Joel Kane thought he put his eggs in several different baskets.
Until a few weeks ago, Kane, of Moravia, made his living as a musician. But he didn't make that living from one instrument or genre. He entertained nursing home residents in Ithaca with classical guitar. He played bass in central New York rock stalwarts Mark Doyle and the Maniacs. He went country with Cortland's Doc Weismore. And then there was his own act, Uptown, where Kane, who grew up a "metal kid," pursued his love of blues.
Now, however, Kane has no gigs on his schedule. The coronavirus pandemic has resulted in the closure of the bars, restaurants and other venues where he would perform, basically silencing the local live music scene.
All of Kane's baskets were turned over at once.
"It's been hard," he said in a phone interview Wednesday. "This is what I do, and I'm not gonna do anything else. I only play music for money."
Kane is one of the few musicians in the Cayuga County area who makes a living off the art, he said. He named Colin Aberdeen, of Los Blancos, and longtime teacher and guitarist Bob Piorun as others. No matter how music factors into the lives of those who perform it locally, though, they all see its loss as a multifaceted one for both themselves and the community.
In Kane's case, the sudden cancellation of all his gigs — he plays a dozen to 20 a month — has also cancelled his income. He hopes the government provides him some relief given how many people and businesses, including the bars and restaurants he plays, are being affected by the pandemic. But in the meantime, being away from the stage has also taken a mental toll on Kane. Though he lives "like a monk" in Moravia, he could count on going to venues like Moondog's Lounge in Auburn and seeing friends there, he said. He could also count on the reaction of audiences as a rush of satisfaction.
"I've realized my whole life is wrapped up in (music). My whole social life," he said. "It's like a support network that disappeared."
In Auburn, Moondog's was the center of that network, said Terry Quill, Kane's bandmate in Mark Doyle in the Maniacs. Quill also helps the downtown venue's owner, Lynn Stillman, with its operation.
Moondog's could have remained open for food and beverage takeout and delivery, Stillman told The Citizen in March, but she closed it completely because live music is what drives business there. She doesn't expect it will be able to survive being closed for more than a month.
Because of the venue's importance to the local music scene, however, Stillman and Quill have received help keeping the doors of Moondog's open. A GoFundMe for the venue, located at gofundme.com/f/keep-moondogs-shining-bright, was launched March 20 by Robert Auchman and other Moondog's supporters. The fundraising campaign has a goal of $10,000, and collected more than $6,100 from 82 donors as of Wednesday afternoon.

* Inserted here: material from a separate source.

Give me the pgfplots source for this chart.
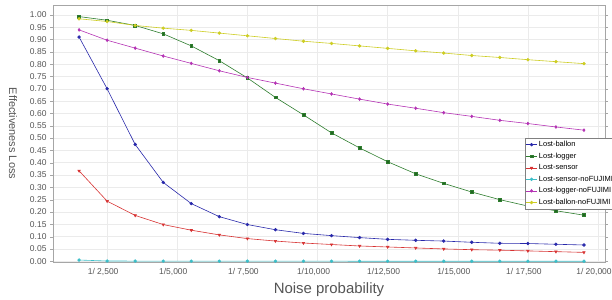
\documentclass[border=0pt]{standalone}
\usepackage{pgfplots}
\pgfplotsset{compat=1.18}
\usepackage{fontspec}
\setmainfont{Liberation Sans}
\definecolor{cblue}{RGB}{40,40,170}
\definecolor{cgreen}{RGB}{45,125,45}
\definecolor{cred}{RGB}{215,50,50}
\definecolor{ccyan}{RGB}{60,190,200}
\definecolor{cpurple}{RGB}{180,50,180}
\definecolor{cyellow}{RGB}{205,205,35}
\definecolor{txt}{RGB}{85,85,85}
\begin{document}
\begin{tikzpicture}
\path[use as bounding box] (0,0) rectangle (612bp,300bp);
\begin{axis}[
  at={(53bp,38bp)}, anchor=south west, scale only axis,
  width=552bp, height=257bp,
  xmin=570, xmax=20250, ymin=-0.003, ymax=1.04,
  scaled x ticks=false,
  /pgf/number format/assume math mode=true,
  xtick={2500,5000,7500,10000,12500,15000,17500,20000},
  xticklabels={{1/ 2,500},{1/5,000},{1/ 7,500},{1/10,000},{1/12,500},{1/15,000},{1/ 17,500},{1/ 20,000}},
  ytick={0,0.05,0.1,0.15,0.2,0.25,0.3,0.35,0.4,0.45,0.5,0.55,0.6,0.65,0.7,0.75,0.8,0.85,0.9,0.95,1.0},
  yticklabel style={/pgf/number format/.cd, fixed, fixed zerofill, precision=2},
  tick label style={font=\fontsize{8.5}{10}\selectfont, text=txt},
  xticklabel style={xshift=-4bp},
  tick align=outside, major tick length=3bp,
  tick style={gray!70},
  xtick style={draw=none},
  grid=major, grid style={draw=black!8},
  axis line style={draw=black!35},
  xlabel={Noise probability},
  xlabel style={at={(axis description cs:0.5,0)}, anchor=center, yshift=-28bp, font=\fontsize{15}{18}\selectfont, text=txt},
  ylabel={Effectiveness Loss},
  ylabel style={at={(axis description cs:-0.0725,0.5)}, anchor=center, rotate=180, font=\fontsize{11}{13}\selectfont, text=txt},
  legend style={at={(axis description cs:0.855,0.4825)}, anchor=north west,
    font=\fontsize{7.5}{9}\selectfont, draw=black!50, inner sep=1pt,
    row sep=0.8pt, cells={anchor=west}},
  legend image code/.code={\draw[mark repeat=2,mark phase=2] plot coordinates {(0cm,0cm) (0.18cm,0cm) (0.36cm,0cm)};},
  every axis plot/.append style={line width=0.6pt, mark size=1.4pt},
]
\addplot[cblue, mark=*] coordinates {
(1500,0.910)(2500,0.700)(3500,0.474)(4500,0.320)(5500,0.234)(6500,0.181)(7500,0.149)(8500,0.128)(9500,0.113)(10500,0.104)(11500,0.096)(12500,0.089)(13500,0.085)(14500,0.082)(15500,0.077)(16500,0.073)(17500,0.072)(18500,0.069)(19500,0.066)};
\addlegendentry{Lost-ballon}
\addplot[cgreen, mark=square*, mark options={fill=cgreen!80!black}] coordinates {
(1500,0.993)(2500,0.978)(3500,0.957)(4500,0.923)(5500,0.874)(6500,0.814)(7500,0.744)(8500,0.665)(9500,0.594)(10500,0.521)(11500,0.460)(12500,0.404)(13500,0.355)(14500,0.316)(15500,0.281)(16500,0.250)(17500,0.224)(18500,0.205)(19500,0.187)};
\addlegendentry{Lost-logger}
\addplot[cred, mark=triangle*, mark options={rotate=180}] coordinates {
(1500,0.367)(2500,0.244)(3500,0.186)(4500,0.149)(5500,0.126)(6500,0.107)(7500,0.092)(8500,0.082)(9500,0.074)(10500,0.068)(11500,0.062)(12500,0.058)(13500,0.054)(14500,0.050)(15500,0.047)(16500,0.045)(17500,0.042)(18500,0.039)(19500,0.036)};
\addlegendentry{Lost-sensor}
\addplot[ccyan, mark=*] coordinates {
(1500,0.005)(2500,0.001)(3500,0.0008)(4500,0.0006)(5500,0.0005)(6500,0.0004)(7500,0.0004)(8500,0.0003)(9500,0.0003)(10500,0.0003)(11500,0.0002)(12500,0.0002)(13500,0.0002)(14500,0.0002)(15500,0.0002)(16500,0.0001)(17500,0.0001)(18500,0.0001)(19500,0.0001)};
\addlegendentry{Lost-sensor-noFUJIMI}
\addplot[cpurple, mark=diamond*] coordinates {
(1500,0.939)(2500,0.897)(3500,0.865)(4500,0.833)(5500,0.803)(6500,0.773)(7500,0.746)(8500,0.723)(9500,0.700)(10500,0.679)(11500,0.658)(12500,0.638)(13500,0.621)(14500,0.603)(15500,0.588)(16500,0.572)(17500,0.559)(18500,0.545)(19500,0.532)};
\addlegendentry{Lost-logger-noFUJIMI}
\addplot[cyellow, mark=*] coordinates {
(1500,0.984)(2500,0.973)(3500,0.957)(4500,0.946)(5500,0.937)(6500,0.926)(7500,0.915)(8500,0.904)(9500,0.893)(10500,0.884)(11500,0.874)(12500,0.864)(13500,0.854)(14500,0.845)(15500,0.835)(16500,0.827)(17500,0.818)(18500,0.810)(19500,0.802)};
\addlegendentry{Lost-ballon-noFUJIMI}
\end{axis}
\end{tikzpicture}
\end{document}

Quill said he and Stillman have been heartened by the campaign.
"The way Auburn has embraced Moondog's has made (Stillman) feel like she's doing something good, something right," Quill said. "Without sounding like bragging, I think it's become the cornerstone of live music in Auburn."
In addition to Mark Doyle and the Maniacs, Quill also performs with local acts Joe Whiting, A Cast of Thousands, Honky Tonk Hindooz and Magical Mystery Tour. He has a day job at Cayuga Community College, so the loss of his gigs hasn't hurt him financially. But, like Kane, it has hurt Quill in other ways.
"It's a big bummer. I'm used to playing almost every weekend," he said. "I miss playing with my friends. Everyone I play with I love dearly."
In the absence of physical spaces to perform, Quill, like many musicians, has taken his talents online. He's recorded one video of himself performing on Facebook, and is considering more. Quill has yet to livestream, though — unlike local musicians like Sam Pruyn, of The Oddz, who will perform a Facebook Live concert for Auburn Public Theater this Saturday.
Other musicians are finding ways to perform live, in person, but also in keeping with social distancing. Jim Van Arsdale, organizer of local music education program Perform 4 Purpose and a fixture of Moondog's himself, began a series of weekly porch concerts Saturday at his house.
Van Arsdale said the idea came to him when he heard about the Owasco Fire Department's parade through the area that morning. Feeling it'd be fun to play "The Star-Spangled Banner" for the department in appreciation, Van Arsdale recruited two students from Perform 4 Purpose who live near him, Mariala and Enrique Hernandez, and set up his sound system on his porch.
"It was very surreal, very emotional," he said.
Neighbors slowly assembled near Van Arsdale's yard, maintaining 6 feet of distance from each other just as he did with his students. In addition to the national anthem, they played Perform 4 Purpose fixtures "Don't Stop Believin'" by Journey and "Stand By Me" by Ben E. King. The program has been on hold while school is suspended, Van Arsdale said, but he's been keeping in touch with his 60 or so students online. Many are learning new songs for their next concert. For Van Arsdale, who's been playing music for 30 years, that can't come soon enough.
"Musicians by nature are social beings. It's a great joy to make music, and see the joy you bring to people through music. It's hard to all of a sudden lose that," he said. "But I think we'll all appreciate everything a little bit better when this is all over."